Figure 5.6. Zooplankton is removed from the lagoon by a wheel filter. The plankton is retained on the belt-driven, rotating wheels of the plankton mesh. These wheels are continuously cleaned from behind by a flushing arm. The harvested plankton is collected in a box.

5.1.3.5. Plankton light trapping

A more elegant method for zooplankton collection takes advantage of the positive phototactic behaviour of some zooplankton species. The effectiveness of light to attract the zooplankters is directly dependent on the water transparency and on the intensity of the light source. It is useless to apply this method where the water transparency is below 30 cm. Cladoceran and cyclopoid copepods respond most sensitively to light, rotifers less. The best results of collecting zooplankton with light are obtained in the early night (until about 10 pm); later the effectiveness declines. Though the success of this method may vary, the low expenditure necessary for its application seems to make it an economically viable harvesting system for freshwater species (Nellen, 1986).

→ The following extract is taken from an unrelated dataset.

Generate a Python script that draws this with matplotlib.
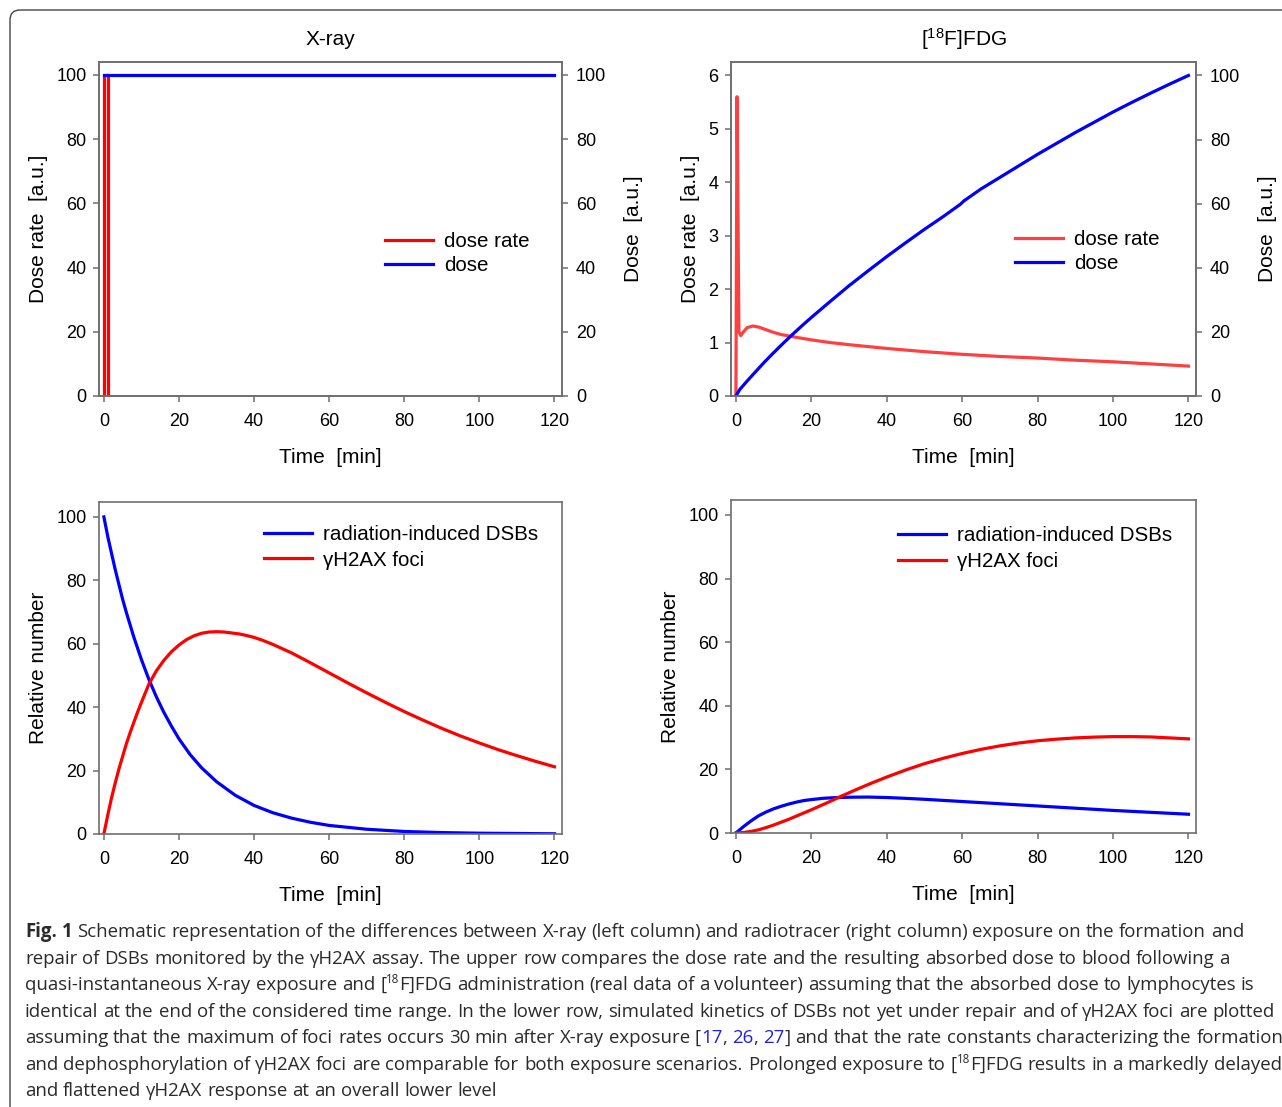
import re
import matplotlib
matplotlib.use("Agg")
import matplotlib.pyplot as plt
from matplotlib.patches import FancyBboxPatch
from matplotlib.transforms import IdentityTransform

plt.rcParams['font.family'] = ['Liberation Sans', 'DejaVu Sans']
plt.rcParams['mathtext.fontset'] = 'custom'
plt.rcParams['mathtext.rm'] = 'Liberation Sans'
plt.rcParams['mathtext.it'] = 'Liberation Sans'

W, H = 1282, 1107

#-----data-----#
# X-ray: short pulse, dose reached at once
xray_rate_t = [0, 0, 1, 1]
xray_rate = [0, 100, 100, 0]
xray_dose_t = [0, 120]
xray_dose = [100, 100]

# FDG: injection spike then slow washout
fdg_rate_t = [0, 0.3, 0.8, 1.3, 2, 3, 4.5, 6, 8, 10, 12, 15, 17.5, 20, 25, 30, 35, 40, 45, 50, 55, 60, 70, 80, 90,
              100, 110, 120]
fdg_rate = [0, 5.6, 1.2, 1.13, 1.2, 1.28, 1.31, 1.29, 1.24, 1.19, 1.15, 1.11, 1.08, 1.05, 1.0, 0.96, 0.925, 0.89,
            0.86, 0.83, 0.805, 0.78, 0.74, 0.71, 0.67, 0.64, 0.6, 0.56]
fdg_dose_t = [0, 1, 3, 5, 7.5, 10, 12.5, 15, 17.5, 20, 25, 30, 35, 40, 45, 50, 55, 59.5, 60.5, 65, 70, 75, 80, 85,
              90, 95, 100, 105, 110, 115, 120]
fdg_dose = [0, 2, 4.7, 7.3, 10.5, 13.5, 16.4, 19.2, 21.9, 24.5, 29.5, 34.4, 39, 43.5, 47.8, 52, 56, 59.8, 60.9,
            64.6, 68.2, 71.8, 75.4, 78.8, 82.2, 85.4, 88.6, 91.6, 94.5, 97.3, 100]

# lower row, X-ray
xr_dsb_t = [0, 1, 2, 3, 4, 5, 6, 8, 10, 12, 14, 16, 18, 20, 23, 26, 30, 35, 40, 45, 50, 55, 60, 70, 80, 90, 100, 120]
xr_dsb = [100, 94, 88.7, 83.5, 78.7, 74, 69.8, 62, 55, 48.7, 43.2, 38.3, 34, 30, 25, 20.9, 16.5, 12.2, 9, 6.7, 5,
          3.7, 2.7, 1.5, 0.8, 0.45, 0.25, 0.07]
xr_foci_t = [0, 1, 2, 3, 4, 5, 6, 7, 8, 9, 10, 12, 14, 16, 18, 20, 22, 24, 26, 28, 30, 32, 34, 36, 38, 40, 42, 45,
             50, 55, 60, 65, 70, 75, 80, 85, 90, 95, 100, 105, 110, 115, 120]
xr_foci = [0, 5.8, 11.2, 16, 20.5, 24.5, 28.5, 32, 35.3, 38.5, 41.5, 47.3, 51.5, 54.8, 57.5, 59.6, 61.3, 62.5, 63.3,
           63.7, 63.8, 63.7, 63.4, 63.1, 62.6, 62.0, 61.2, 59.8, 57.1, 54.0, 50.8, 47.6, 44.5, 41.5, 38.6, 35.9, 33.3,
           30.9, 28.7, 26.6, 24.7, 22.9, 21.2]

# lower row, FDG
fd_dsb_t = [0, 2, 4, 6, 8, 10, 12, 14, 16, 18, 20, 23, 26, 30, 35, 40, 45, 50, 60, 70, 80, 90, 100, 110, 120]
fd_dsb = [0, 2, 3.8, 5.4, 6.6, 7.6, 8.4, 9.1, 9.7, 10.2, 10.5, 10.9, 11.1, 11.25, 11.3, 11.15, 10.9, 10.6, 9.9,
          9.2, 8.5, 7.8, 7.1, 6.5, 5.9]
fd_foci_t = [0, 2, 4, 6, 8, 10, 12, 14, 16, 18, 20, 24, 28, 32, 36, 40, 45, 50, 55, 60, 65, 70, 75, 80, 85, 90, 95,
             100, 105, 110, 115, 120]
fd_foci = [0, 0.15, 0.5, 1.0, 1.7, 2.5, 3.4, 4.3, 5.3, 6.3, 7.3, 9.4, 11.6, 13.7, 15.7, 17.6, 19.8, 21.8, 23.5, 25,
           26.3, 27.4, 28.3, 29, 29.5, 29.9, 30.15, 30.3, 30.3, 30.2, 29.9, 29.6]

xticks = [0, 20, 40, 60, 80, 100, 120]
#-----data-----#

caption = [
    "*Fig. 1* Schematic representation of the differences between X-ray (left column) and radiotracer (right column) exposure on the formation and",
    "repair of DSBs monitored by the γH2AX assay. The upper row compares the dose rate and the resulting absorbed dose to blood following a",
    "quasi-instantaneous X-ray exposure and [^18^F]FDG administration (real data of a volunteer) assuming that the absorbed dose to lymphocytes is",
    "identical at the end of the considered time range. In the lower row, simulated kinetics of DSBs not yet under repair and of γH2AX foci are plotted",
    "assuming that the maximum of foci rates occurs 30 min after X-ray exposure [{17}, {26}, {27}] and that the rate constants characterizing the formation",
    "and dephosphorylation of γH2AX foci are comparable for both exposure scenarios. Prolonged exposure to [^18^F]FDG results in a markedly delayed",
    "and flattened γH2AX response at an overall lower level",
]

GRAY = '#6e6e6e'
RED = '#ff0000'
RED2 = '#ff4040'
BLUE = '#0000ff'
LW = 2.3
FS = 13
LAB = 15
LEG = 14.8


def ax_at(left, top, right, bottom):
    return fig.add_axes([left / W, 1 - bottom / H, (right - left) / W, (bottom - top) / H])


def style(ax, ylim, yticks):
    ax.set_xlim(-1.3, 122)
    ax.set_ylim(*ylim)
    ax.set_xticks(xticks)
    ax.set_yticks(yticks)
    for s in ax.spines.values():
        s.set_color(GRAY)
        s.set_linewidth(1.2)
    ax.tick_params(colors=GRAY, labelcolor='black', labelsize=FS, length=4, width=1.1)
    ax.tick_params(axis='x', pad=8)
    ax.tick_params(axis='y', pad=5)
    ax.set_xlabel("Time  [min]", fontsize=LAB, labelpad=13)


def style_right(ax2, ylim):
    ax2.set_ylim(*ylim)
    ax2.set_yticks([0, 20, 40, 60, 80, 100])
    for s in ax2.spines.values():
        s.set_color(GRAY)
        s.set_linewidth(1.2)
    ax2.tick_params(colors=GRAY, labelcolor='black', labelsize=FS, length=4, width=1.1, pad=6)
    ax2.set_ylabel("Dose  [a.u.]", fontsize=LAB, labelpad=13)


def legend(ax, handles, x, y, spacing):
    ax.legend(handles=handles, loc='upper left', bbox_to_anchor=(x, y), frameon=False, fontsize=LEG,
              handlelength=2.33, handletextpad=0.53, borderpad=0, borderaxespad=0, labelspacing=spacing)


fig = plt.figure(figsize=(W / 100, H / 100), dpi=100)

# top left
ax = ax_at(99, 62, 562, 396)
style(ax, (0, 104), [0, 20, 40, 60, 80, 100])
l1, = ax.plot(xray_rate_t, xray_rate, color=RED, lw=LW, label="dose rate")
ax.set_ylabel("Dose rate  [a.u.]", fontsize=LAB, labelpad=6)
ax.set_title("X-ray", fontsize=15, pad=12)
ax2 = ax.twinx()
l2, = ax2.plot(xray_dose_t, xray_dose, color=BLUE, lw=LW, label="dose")
style_right(ax2, (0, 104))
legend(ax2, [l1, l2], 0.618, 0.491, 0.24)

# top right
ax = ax_at(731, 62, 1196, 396)
style(ax, (0, 6.25), [0, 1, 2, 3, 4, 5, 6])
l1, = ax.plot(fdg_rate_t, fdg_rate, color=RED2, lw=LW, label="dose rate")
ax.set_ylabel("Dose rate  [a.u.]", fontsize=LAB, labelpad=6)
ax.set_title("[$^{18}$F]FDG", fontsize=15, pad=12)
ax2 = ax.twinx()
l2, = ax2.plot(fdg_dose_t, fdg_dose, color=BLUE, lw=LW, label="dose")
style_right(ax2, (0, 104.2))
legend(ax2, [l1, l2], 0.611, 0.497, 0.24)

# bottom left
ax = ax_at(99, 502, 562, 834)
style(ax, (0, 104.7), [0, 20, 40, 60, 80, 100])
b1, = ax.plot(xr_dsb_t, xr_dsb, color=BLUE, lw=LW, label="radiation-induced DSBs")
b2, = ax.plot(xr_foci_t, xr_foci, color=RED, lw=LW, label="γH2AX foci")
ax.set_ylabel("Relative number", fontsize=LAB, labelpad=6)
legend(ax, [b1, b2], 0.356, 0.931, 0.33)

# bottom right
ax = ax_at(731, 500, 1196, 833)
style(ax, (0, 104.7), [0, 20, 40, 60, 80, 100])
b1, = ax.plot(fd_dsb_t, fd_dsb, color=BLUE, lw=LW, label="radiation-induced DSBs")
b2, = ax.plot(fd_foci_t, fd_foci, color=RED, lw=LW, label="γH2AX foci")
ax.set_ylabel("Relative number", fontsize=LAB, labelpad=6)
legend(ax, [b1, b2], 0.359, 0.922, 0.33)

# frame round the figure
box = FancyBboxPatch((10, -30), W + 30, H - 10 + 30, boxstyle="round,pad=0,rounding_size=10",
                     transform=IdentityTransform(), fill=False, edgecolor='#444444', lw=1.0)
fig.add_artist(box)

#-----caption-----#
renderer = fig.canvas.get_renderer()
cap_font = ['Open Sans', 'DejaVu Sans']


def width_of(s, **kw):
    t = fig.text(0, 0, s, transform=IdentityTransform(), **kw)
    w = t.get_window_extent(renderer=renderer).width
    t.remove()
    return w


plain = re.sub(r'[*^{}]', '', caption[3])
cs = 10 * 1250 / width_of(plain, family=cap_font, fontsize=10)
space_w = width_of("n n", family=cap_font, fontsize=cs) - width_of("nn", family=cap_font, fontsize=cs)


def tokens(line):
    out = []
    pending = False
    for part in re.split(r'(\*[^*]+\*|\^[^^]+\^|\{[^}]+\})', line):
        if not part:
            continue
        kind = 'normal'
        if part[0] == '*':
            kind, part = 'bold', part[1:-1]
        elif part[0] == '^':
            kind, part = 'sup', part[1:-1]
        elif part[0] == '{':
            kind, part = 'link', part[1:-1]
        for w in re.split(r'( )', part):
            if w == ' ':
                pending = True
            elif w:
                out.append((w, kind, pending))
                pending = False
    return out


baselines = [937, 964, 990, 1017, 1043, 1070, 1096]
for line, yb in zip(caption, baselines):
    x = 25
    for w, kind, sp in tokens(line):
        if sp:
            x += space_w
        kw = dict(family=cap_font, fontsize=cs, color='#2a2a2a', va='baseline')
        y = H - yb
        if kind == 'bold':
            kw['fontweight'] = 'bold'
        elif kind == 'sup':
            kw['fontsize'] = cs * 0.62
            y += cs * 0.55
        elif kind == 'link':
            kw['color'] = '#2020e0'
        t = fig.text(x, y, w, transform=IdentityTransform(), **kw)
        x += t.get_window_extent(renderer=renderer).width
#-----caption-----#

plt.savefig("out.png", dpi=100)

5.1.4. Zooplankton grading

Grading can be accomplished by a set of superimposed sieves with varying mesh sizes. These filters should be submerged so as to minimize mortality. A special device for continuous and automated harvesting and grading has been described by Barnabé (1990) and is schematically outlined in Fig. 5.7. It consists of rotating cylindrical sieves with decreasing mesh size from upstream to downstream.

Figure 5.7. Plankton grader. A. longitudinal section. 1) Inflowing water with high concentration of plankton; 2) First filter drum (500 µm); 3) Spray washing systems with jets; 4) Channel for collecting plankton; 5) Filtered water directed to second filter drum (250 µm); 7) Lateral channel for evaluation of cleaning water and plankton; 8) Third filter drum (71 µm); 9) Outflow of filtered water; 10) Pump for rinsing water. B. Cross-section. The system for driving the drums (not shown in A) is shown here as is the water level and the outflow points for rinsing water (Barnabé, 1990).

5.1.5. Transport and storage of collected zooplankton

Harvest and transport of zooplankton interferes considerably with the survival of these fragile organisms. If it is impossible to convey the material continuously along distribution pipes to the place of consumption, the normal practise is to concentrate and transport the harvested zooplankton in 50 l containers. Under these conditions the survival of the zooplankton depends on the amount of oxygen dissolved in the remaining water. At a concentration of 100 g.l-1, zooplankton can be kept at 10°C without oxygenation for only 15-20 min. At higher temperatures or if the zooplankton is to be kept alive for longer periods, the concentration must be reduced substantially. At a temperature of 18-20°C it can be kept at a concentration of 15-20 g.l-1 without aeration for as long as about 4 - 5 h, although the most sensitive organisms will die. This is certainly the case for Bosmina, Daphnia and others, that are very sensitive to oxygen depletion. Rotifers, cyclopoid copepods and their developmental stages are less sensitive, and some species of the genus Moina, larvae of the genus Corethra, and Daphnia magna are very resistant to low oxygen levels.

When the collected zooplankton is transferred from the net to the transport container, part of the material stays in a layer just above the bottom. These organisms are either mechanically damaged or immobilised and could be administered to the fry first. However, when these organisms die, they will soon start to decay. It is useless to administer these dead animals because the fish will refuse it and their decomposing bodies will spoil the water quality of the rearing system. For this reason, dead zooplankton should always be separated from live zooplankton by decantation.

Preservation of harvested material for long periods is difficult. At present, freezing is the only method used on a large scale. But even at very low freezing temperatures, (i.e. -198°C) one-third of the free and protein-bound amino acids are lost from the plankton samples through sustained proteases activity and leaching. Dehydration has been used successfully on a small scale, while salting causes mortality in fish. Ensilage, using various acids has also been attempted, but needs further investigations.